- [INSTRUCTIONS TO FOLLOW]
Without the pictures, output the lines of the material from the very first through the one that holds "1.007, 1.009, 1.011];".

## Start PROVIDED DATA

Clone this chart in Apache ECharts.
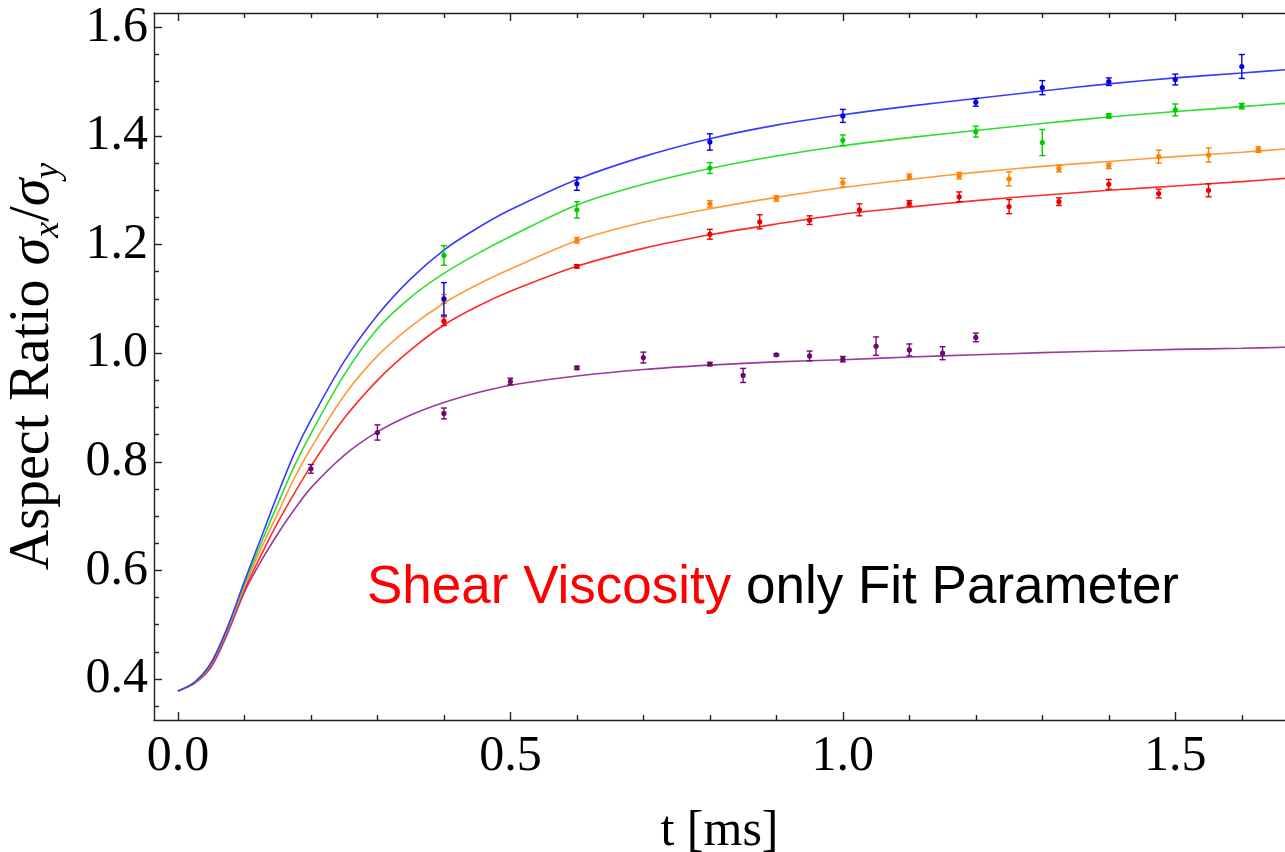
<!DOCTYPE html>
<html>
<head>
<meta charset="utf-8">
<script src="https://cdn.jsdelivr.net/npm/echarts@6/dist/echarts.min.js"></script>
<style>
html, body { margin: 0; padding: 0; background: #fff; overflow: hidden; }
#main { width: 1285px; height: 852px; }
</style>
</head>
<body>
<div id="main"></div>
<script>
// sample times of the fitted curves
var tFit = [0, 0.025, 0.05, 0.075, 0.1, 0.125, 0.15, 0.175, 0.2, 0.25, 0.3, 0.35, 0.4, 0.45, 0.5, 0.6, 0.7, 0.8, 0.9, 1.0, 1.1, 1.2, 1.3, 1.4, 1.5, 1.6, 1.665];

// fitted curves
var fitBlue   = [0.378, 0.394, 0.43, 0.497, 0.58, 0.66, 0.74, 0.815, 0.877, 0.985, 1.07, 1.137, 1.19, 1.23, 1.264, 1.32, 1.362, 1.395, 1.42, 1.439, 1.455, 1.469, 1.483, 1.496, 1.507, 1.516, 1.522];
var fitGreen  = [0.378, 0.394, 0.43, 0.495, 0.575, 0.65, 0.722, 0.792, 0.852, 0.96, 1.045, 1.103, 1.147, 1.183, 1.215, 1.273, 1.311, 1.34, 1.363, 1.382, 1.397, 1.41, 1.423, 1.435, 1.445, 1.454, 1.46];
var fitOrange = [0.378, 0.394, 0.428, 0.493, 0.57, 0.64, 0.705, 0.77, 0.825, 0.922, 0.995, 1.049, 1.092, 1.126, 1.155, 1.207, 1.241, 1.266, 1.287, 1.305, 1.32, 1.333, 1.344, 1.353, 1.362, 1.37, 1.376];
var fitRed    = [0.378, 0.393, 0.425, 0.49, 0.565, 0.628, 0.688, 0.742, 0.792, 0.88, 0.95, 1.006, 1.052, 1.086, 1.114, 1.16, 1.193, 1.218, 1.238, 1.256, 1.269, 1.281, 1.291, 1.3, 1.308, 1.316, 1.322];
var fitPurple = [0.378, 0.392, 0.422, 0.485, 0.56, 0.617, 0.667, 0.712, 0.752, 0.812, 0.855, 0.886, 0.909, 0.927, 0.941, 0.958, 0.97, 0.978, 0.984, 0.988, 0.993, 0.997, 1.001, 1.004, 1.007, 1.009, 1.011];

// measured points: [t, ratio, error]
var ptsBlue = [[0.4, 1.10, 0.03], [0.6, 1.312, 0.012], [0.8, 1.389, 0.015], [1.0, 1.437, 0.012], [1.2, 1.462, 0.007], [1.3, 1.489, 0.013], [1.4, 1.50, 0.007], [1.5, 1.504, 0.01], [1.6, 1.528, 0.022]];
var ptsGreen = [[0.4, 1.18, 0.018], [0.6, 1.264, 0.015], [0.8, 1.341, 0.01], [1.0, 1.392, 0.01], [1.2, 1.408, 0.01], [1.3, 1.388, 0.024], [1.4, 1.437, 0.004], [1.5, 1.448, 0.011], [1.6, 1.455, 0.005]];
var ptsOrange = [[0.4, 1.10, 0.008], [0.6, 1.208, 0.005], [0.8, 1.275, 0.006], [0.9, 1.285, 0.005], [1.0, 1.314, 0.008], [1.1, 1.325, 0.005], [1.175, 1.327, 0.006], [1.25, 1.321, 0.013], [1.325, 1.34, 0.006], [1.4, 1.345, 0.005], [1.475, 1.362, 0.012], [1.55, 1.365, 0.013], [1.625, 1.375, 0.005]];
var ptsRed = [[0.4, 1.059, 0.008], [0.6, 1.16, 0.003], [0.8, 1.219, 0.009], [0.875, 1.242, 0.013], [0.95, 1.245, 0.008], [1.025, 1.264, 0.011], [1.1, 1.276, 0.005], [1.175, 1.288, 0.009], [1.25, 1.27, 0.013], [1.325, 1.279, 0.007], [1.4, 1.311, 0.009], [1.475, 1.294, 0.008], [1.55, 1.30, 0.012]];
var ptsPurple = [[0.2, 0.787, 0.008], [0.3, 0.854, 0.014], [0.4, 0.889, 0.01], [0.5, 0.948, 0.006], [0.6, 0.973, 0.003], [0.7, 0.992, 0.01], [0.8, 0.98, 0.003], [0.85, 0.959, 0.013], [0.9, 0.997, 0.002], [0.95, 0.995, 0.009], [1.0, 0.989, 0.005], [1.05, 1.013, 0.017], [1.1, 1.006, 0.011], [1.15, 1.0, 0.012], [1.2, 1.029, 0.008]];

// ticks
var xMajor = [0, 0.5, 1.0, 1.5];
var xMinor = [0.1, 0.2, 0.3, 0.4, 0.6, 0.7, 0.8, 0.9, 1.1, 1.2, 1.3, 1.4, 1.6];
var yMajor = [0.4, 0.6, 0.8, 1.0, 1.2, 1.4, 1.6];
var yMinor = [0.35, 0.45, 0.5, 0.55, 0.65, 0.7, 0.75, 0.85, 0.9, 0.95, 1.05, 1.1, 1.15, 1.25, 1.3, 1.35, 1.45, 1.5, 1.55];

var serif = 'Liberation Serif';
var frame = { color: '#222', width: 1.4 };

function zip(xs, ys) {
	return xs.map(function(x, i) { return [x, ys[i]]; });
}

function fitLine(name, color, ys) {
	return {
		name: name,
		type: 'line',
		data: zip(tFit, ys),
		smooth: 0.3,
		showSymbol: false,
		silent: true,
		lineStyle: { color: color, width: 1.6 },
		z: 2
	};
}

function errPoints(name, color, pts) {
	return {
		name: name,
		type: 'custom',
		data: pts,
		silent: true,
		z: 3,
		renderItem: function(params, api) {
			var t = api.value(0), v = api.value(1), e = api.value(2);
			var p = api.coord([t, v]);
			var hi = api.coord([t, v + e]);
			var lo = api.coord([t, v - e]);
			var w = 3;
			var st = { stroke: color, lineWidth: 1.4 };
			return {
				type: 'group',
				children: [
					{ type: 'line', shape: { x1: p[0], y1: hi[1], x2: p[0], y2: lo[1] }, style: st },
					{ type: 'line', shape: { x1: p[0] - w, y1: hi[1], x2: p[0] + w, y2: hi[1] }, style: st },
					{ type: 'line', shape: { x1: p[0] - w, y1: lo[1], x2: p[0] + w, y2: lo[1] }, style: st },
					{ type: 'circle', shape: { cx: p[0], cy: p[1], r: 2.6 }, style: { fill: color } }
				]
			};
		}
	};
}

function tickAxis(pos, min, max, values, len, showLine) {
	return {
		type: 'value',
		position: pos,
		min: min,
		max: max,
		axisLine: { show: showLine, onZero: false, lineStyle: frame },
		axisTick: { show: true, inside: true, length: len, customValues: values, lineStyle: frame },
		axisLabel: { show: false },
		splitLine: { show: false }
	};
}

var xMin = -0.036, xMax = 1.665;
var yMin = 0.3245, yMax = 1.6265;

var chart = echarts.init(document.getElementById('main'));

var option = {
	backgroundColor: '#fff',
	animation: false,
	grid: { left: 154, right: 0, top: 13, bottom: 132, outerBoundsMode: 'none', containLabel: false },
	xAxis: [
		{
			type: 'value',
			position: 'bottom',
			min: xMin,
			max: xMax,
			axisLine: { onZero: false, lineStyle: frame },
			axisTick: { inside: true, length: 8, customValues: xMajor, lineStyle: frame },
			axisLabel: {
				customValues: xMajor,
				formatter: function(v) { return v.toFixed(1); },
				fontFamily: serif, fontSize: 50, color: '#000', margin: 12
			},
			splitLine: { show: false },
			name: 't [ms]',
			nameLocation: 'middle',
			nameGap: 87,
			nameTextStyle: { fontFamily: serif, fontSize: 50, color: '#000' }
		},
		tickAxis('bottom', xMin, xMax, xMinor, 5, false),
		tickAxis('top', xMin, xMax, xMajor, 8, true),
		tickAxis('top', xMin, xMax, xMinor, 5, false)
	],
	yAxis: [
		{
			type: 'value',
			position: 'left',
			min: yMin,
			max: yMax,
			axisLine: { onZero: false, lineStyle: frame },
			axisTick: { inside: true, length: 8, customValues: yMajor, lineStyle: frame },
			axisLabel: {
				customValues: yMajor,
				formatter: function(v) { return v.toFixed(1); },
				fontFamily: serif, fontSize: 50, color: '#000', margin: 6
			},
			splitLine: { show: false },
			name: 'Aspect Ratio {i|σ}{s|x}{n|/}{i|σ}{s|y}',
			nameLocation: 'middle',
			nameGap: 87,
			nameTextStyle: {
				fontFamily: serif, fontSize: 56, color: '#000', lineHeight: 68,
				rich: {
					i: { fontFamily: serif, fontSize: 56, fontStyle: 'italic', color: '#000', lineHeight: 68 },
					n: { fontFamily: serif, fontSize: 56, color: '#000', lineHeight: 68 },
					s: { fontFamily: serif, fontSize: 36, fontStyle: 'italic', color: '#000', lineHeight: 34, verticalAlign: 'bottom' }
				}
			}
		},
		tickAxis('left', yMin, yMax, yMinor, 5, false)
	],
	graphic: [{
		type: 'text',
		left: 367,
		top: 562,
		style: {
			text: '{r|Shear Viscosity }{k|only Fit Parameter}',
			rich: {
				r: { fill: '#ff0000', fontSize: 53, fontFamily: 'Liberation Sans' },
				k: { fill: '#000000', fontSize: 53, fontFamily: 'Liberation Sans' }
			}
		}
	}],
	series: [
		fitLine('fit purple', '#9a3a9a', fitPurple),
		fitLine('fit red', '#ff2a2a', fitRed),
		fitLine('fit orange', '#ff9a3a', fitOrange),
		fitLine('fit green', '#2ae02a', fitGreen),
		fitLine('fit blue', '#3a3aff', fitBlue),
		errPoints('purple', '#6e0a6e', ptsPurple),
		errPoints('red', '#e80000', ptsRed),
		errPoints('orange', '#ff8000', ptsOrange),
		errPoints('green', '#00cc00', ptsGreen),
		errPoints('blue', '#0000e0', ptsBlue)
	]
};

chart.setOption(option);
</script>
</body>
</html>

## End PROVIDED DATA

- [TASK SOLUTION]
Clone this chart in Apache ECharts.
<!DOCTYPE html>
<html>
<head>
<meta charset="utf-8">
<script src="https://cdn.jsdelivr.net/npm/echarts@6/dist/echarts.min.js"></script>
<style>
html, body { margin: 0; padding: 0; background: #fff; overflow: hidden; }
#main { width: 1285px; height: 852px; }
</style>
</head>
<body>
<div id="main"></div>
<script>
// sample times of the fitted curves
var tFit = [0, 0.025, 0.05, 0.075, 0.1, 0.125, 0.15, 0.175, 0.2, 0.25, 0.3, 0.35, 0.4, 0.45, 0.5, 0.6, 0.7, 0.8, 0.9, 1.0, 1.1, 1.2, 1.3, 1.4, 1.5, 1.6, 1.665];

// fitted curves
var fitBlue   = [0.378, 0.394, 0.43, 0.497, 0.58, 0.66, 0.74, 0.815, 0.877, 0.985, 1.07, 1.137, 1.19, 1.23, 1.264, 1.32, 1.362, 1.395, 1.42, 1.439, 1.455, 1.469, 1.483, 1.496, 1.507, 1.516, 1.522];
var fitGreen  = [0.378, 0.394, 0.43, 0.495, 0.575, 0.65, 0.722, 0.792, 0.852, 0.96, 1.045, 1.103, 1.147, 1.183, 1.215, 1.273, 1.311, 1.34, 1.363, 1.382, 1.397, 1.41, 1.423, 1.435, 1.445, 1.454, 1.46];
var fitOrange = [0.378, 0.394, 0.428, 0.493, 0.57, 0.64, 0.705, 0.77, 0.825, 0.922, 0.995, 1.049, 1.092, 1.126, 1.155, 1.207, 1.241, 1.266, 1.287, 1.305, 1.32, 1.333, 1.344, 1.353, 1.362, 1.37, 1.376];
var fitRed    = [0.378, 0.393, 0.425, 0.49, 0.565, 0.628, 0.688, 0.742, 0.792, 0.88, 0.95, 1.006, 1.052, 1.086, 1.114, 1.16, 1.193, 1.218, 1.238, 1.256, 1.269, 1.281, 1.291, 1.3, 1.308, 1.316, 1.322];
var fitPurple = [0.378, 0.392, 0.422, 0.485, 0.56, 0.617, 0.667, 0.712, 0.752, 0.812, 0.855, 0.886, 0.909, 0.927, 0.941, 0.958, 0.97, 0.978, 0.984, 0.988, 0.993, 0.997, 1.001, 1.004, 1.007, 1.009, 1.011];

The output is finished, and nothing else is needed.